__Given exercise__
Return all the entries exactly, keeping pictures out.

(Recorded data)
>> START
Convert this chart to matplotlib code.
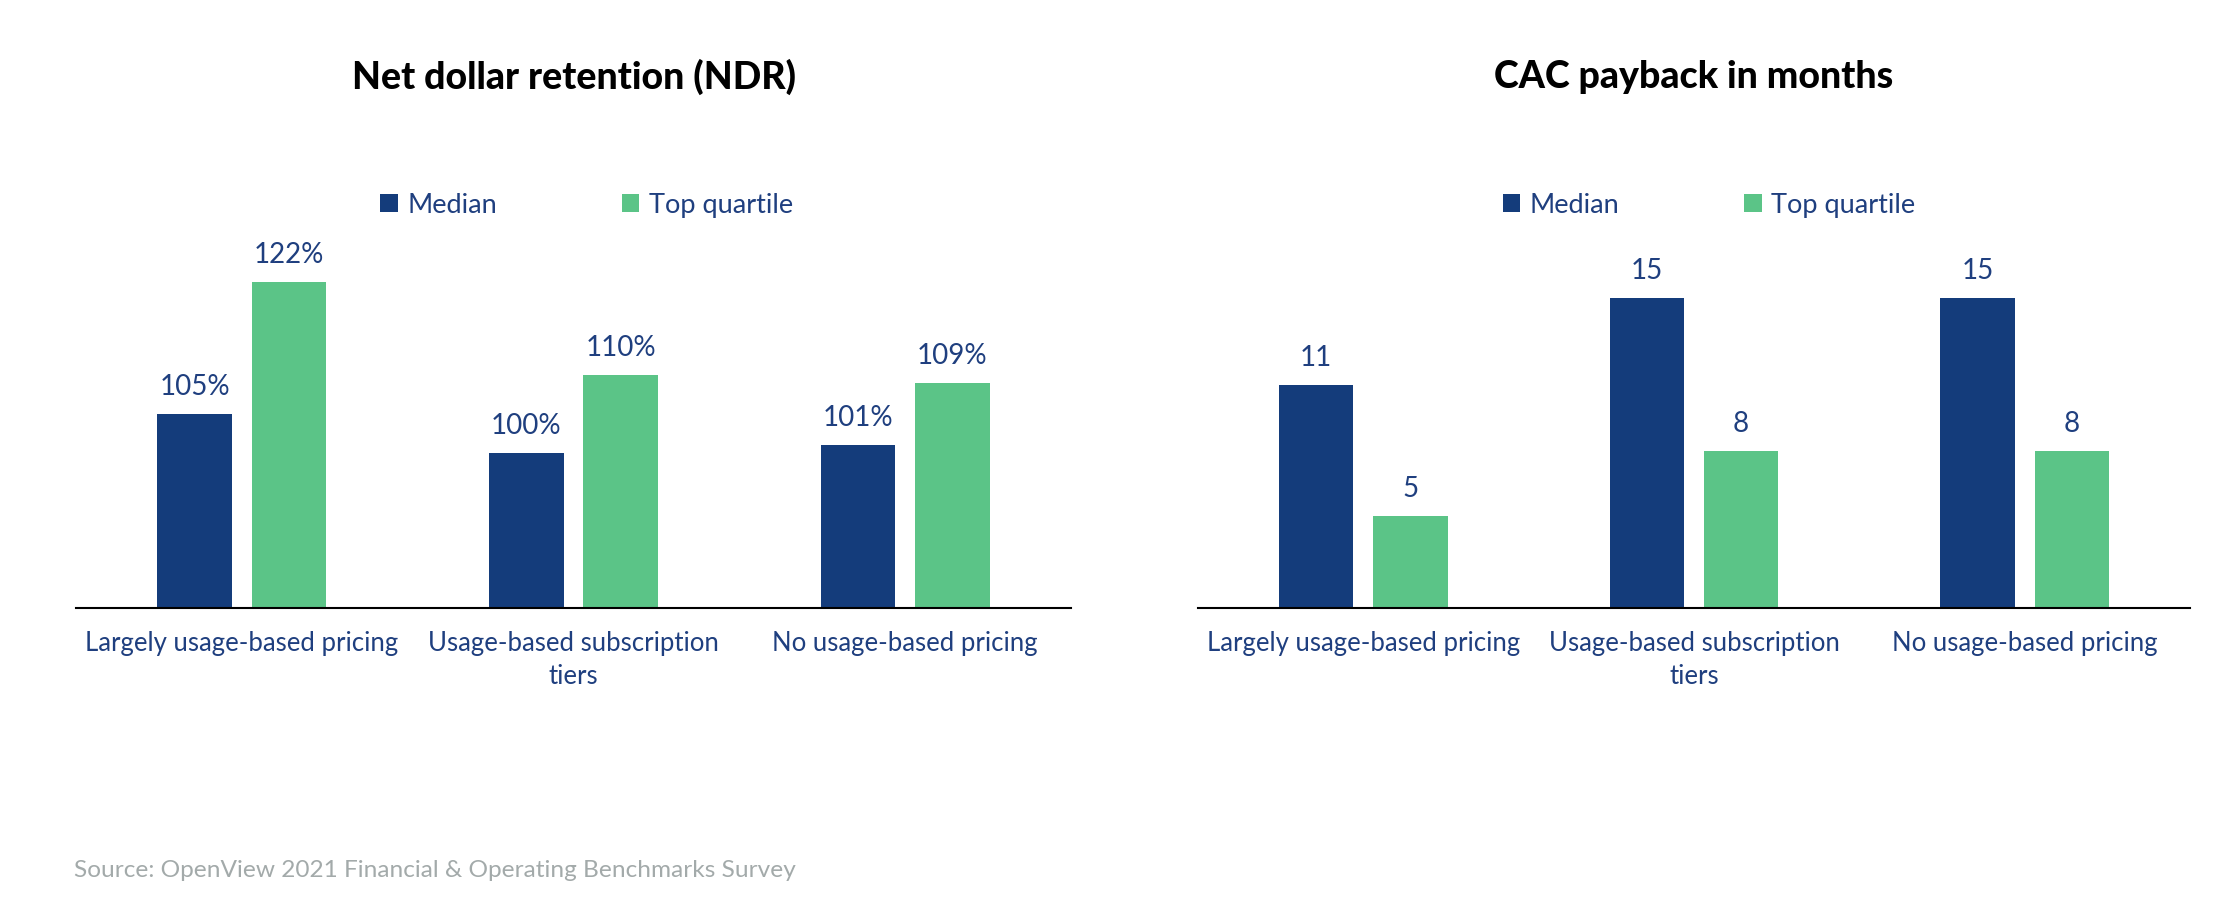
import numpy as np
import matplotlib.pyplot as plt

plt.switch_backend('Agg')

# Veriler
kategoriler = ['Largely usage-based pricing', 'Usage-based subscription\ntiers', 'No usage-based pricing']
ndr_median = [105, 100, 101]
ndr_top = [122, 110, 109]
cac_median = [11, 15, 15]
cac_top = [5, 8, 8]

LACIVERT = '#143C7B'
YESIL = '#5BC487'
YAZI = '#1F3F7F'

plt.rcParams['font.family'] = ['Lato', 'DejaVu Sans']

fig = plt.figure(figsize=(22.28, 9.22), dpi=100)

# eksen yerleşimi (piksel ölçülerinden)
alt = 1 - 607.7 / 922
yuk = (607.7 - 260) / 922
ax1 = fig.add_axes([76 / 2228, alt, 995 / 2228, yuk])
ax2 = fig.add_axes([1198 / 2228, alt, 992 / 2228, yuk])


def ciz(ax, med, top, ylim, baslik, fmt, leg_x):
    x = np.arange(len(kategoriler))
    w = 0.225
    off = 0.1425
    b1 = ax.bar(x - off, med, w, color=LACIVERT, label='Median')
    b2 = ax.bar(x + off, top, w, color=YESIL, label='Top quartile')
    ax.set_ylim(*ylim)
    ax.set_xlim(-0.5, len(kategoriler) - 0.5)
    for bars in (b1, b2):
        for b in bars:
            ax.annotate(fmt.format(b.get_height()),
                        (b.get_x() + b.get_width() / 2, b.get_height()),
                        xytext=(0, 19.5), textcoords='offset points',
                        ha='center', va='center', fontsize=20, color=YAZI)
    for s in ['top', 'left', 'right']:
        ax.spines[s].set_visible(False)
    ax.spines['bottom'].set_linewidth(1.5)
    ax.spines['bottom'].set_color('black')
    ax.set_yticks([])
    ax.set_xticks(x)
    ax.set_xticklabels(kategoriler, fontsize=18.5, color=YAZI, linespacing=1.4)
    ax.tick_params(axis='x', length=0, pad=17)
    ax.text(0.5, 1.526, baslik, transform=ax.transAxes, ha='center', va='center',
            fontsize=27, fontweight='black', color='black')
    ax.legend(loc='center', bbox_to_anchor=(leg_x, 1.158), ncol=2, frameon=False,
              fontsize=19.5, labelcolor=YAZI, handlelength=0.65, handleheight=0.65,
              handletextpad=0.35, columnspacing=4.6)


ciz(ax1, ndr_median, ndr_top, (80.1, 124.85), 'Net dollar retention (NDR)', '{:.0f}%', 0.513)
ciz(ax2, cac_median, cac_top, (0.81, 16.74), 'CAC payback in months', '{:.0f}', 0.515)

fig.text(74 / 2228, 1 - 870 / 922, 'Source: OpenView 2021 Financial & Operating Benchmarks Survey',
         ha='left', va='center', fontsize=17.6, color='#A3AAAA')

fig.savefig('out.png', dpi=100)
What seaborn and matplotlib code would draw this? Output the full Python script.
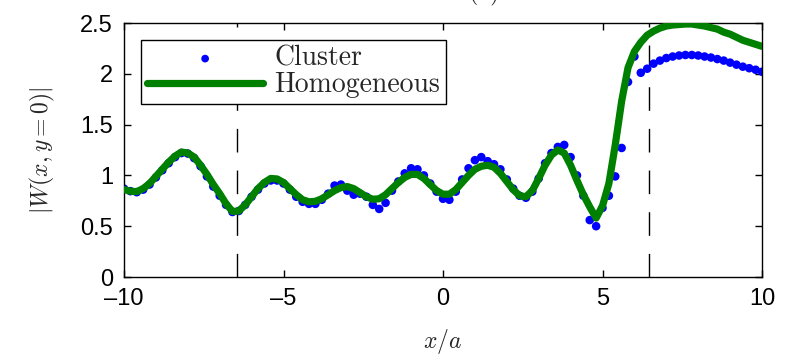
>> END
__Correct response__
Convert this chart to matplotlib code.
import numpy as np
import matplotlib.pyplot as plt

plt.switch_backend('Agg')

# Veriler
kategoriler = ['Largely usage-based pricing', 'Usage-based subscription\ntiers', 'No usage-based pricing']
ndr_median = [105, 100, 101]
ndr_top = [122, 110, 109]
cac_median = [11, 15, 15]
cac_top = [5, 8, 8]

LACIVERT = '#143C7B'
YESIL = '#5BC487'
YAZI = '#1F3F7F'

plt.rcParams['font.family'] = ['Lato', 'DejaVu Sans']

fig = plt.figure(figsize=(22.28, 9.22), dpi=100)

# eksen yerleşimi (piksel ölçülerinden)
alt = 1 - 607.7 / 922
yuk = (607.7 - 260) / 922
ax1 = fig.add_axes([76 / 2228, alt, 995 / 2228, yuk])
ax2 = fig.add_axes([1198 / 2228, alt, 992 / 2228, yuk])


def ciz(ax, med, top, ylim, baslik, fmt, leg_x):
    x = np.arange(len(kategoriler))
    w = 0.225
    off = 0.1425
    b1 = ax.bar(x - off, med, w, color=LACIVERT, label='Median')
    b2 = ax.bar(x + off, top, w, color=YESIL, label='Top quartile')
    ax.set_ylim(*ylim)
    ax.set_xlim(-0.5, len(kategoriler) - 0.5)
    for bars in (b1, b2):
        for b in bars:
            ax.annotate(fmt.format(b.get_height()),
                        (b.get_x() + b.get_width() / 2, b.get_height()),
                        xytext=(0, 19.5), textcoords='offset points',
                        ha='center', va='center', fontsize=20, color=YAZI)
    for s in ['top', 'left', 'right']:
        ax.spines[s].set_visible(False)
    ax.spines['bottom'].set_linewidth(1.5)
    ax.spines['bottom'].set_color('black')
    ax.set_yticks([])
    ax.set_xticks(x)
    ax.set_xticklabels(kategoriler, fontsize=18.5, color=YAZI, linespacing=1.4)
    ax.tick_params(axis='x', length=0, pad=17)
    ax.text(0.5, 1.526, baslik, transform=ax.transAxes, ha='center', va='center',
            fontsize=27, fontweight='black', color='black')
    ax.legend(loc='center', bbox_to_anchor=(leg_x, 1.158), ncol=2, frameon=False,
              fontsize=19.5, labelcolor=YAZI, handlelength=0.65, handleheight=0.65,
              handletextpad=0.35, columnspacing=4.6)


ciz(ax1, ndr_median, ndr_top, (80.1, 124.85), 'Net dollar retention (NDR)', '{:.0f}%', 0.513)
ciz(ax2, cac_median, cac_top, (0.81, 16.74), 'CAC payback in months', '{:.0f}', 0.515)

fig.text(74 / 2228, 1 - 870 / 922, 'Source: OpenView 2021 Financial & Operating Benchmarks Survey',
         ha='left', va='center', fontsize=17.6, color='#A3AAAA')

fig.savefig('out.png', dpi=100)
What seaborn and matplotlib code would draw this? Output the full Python script.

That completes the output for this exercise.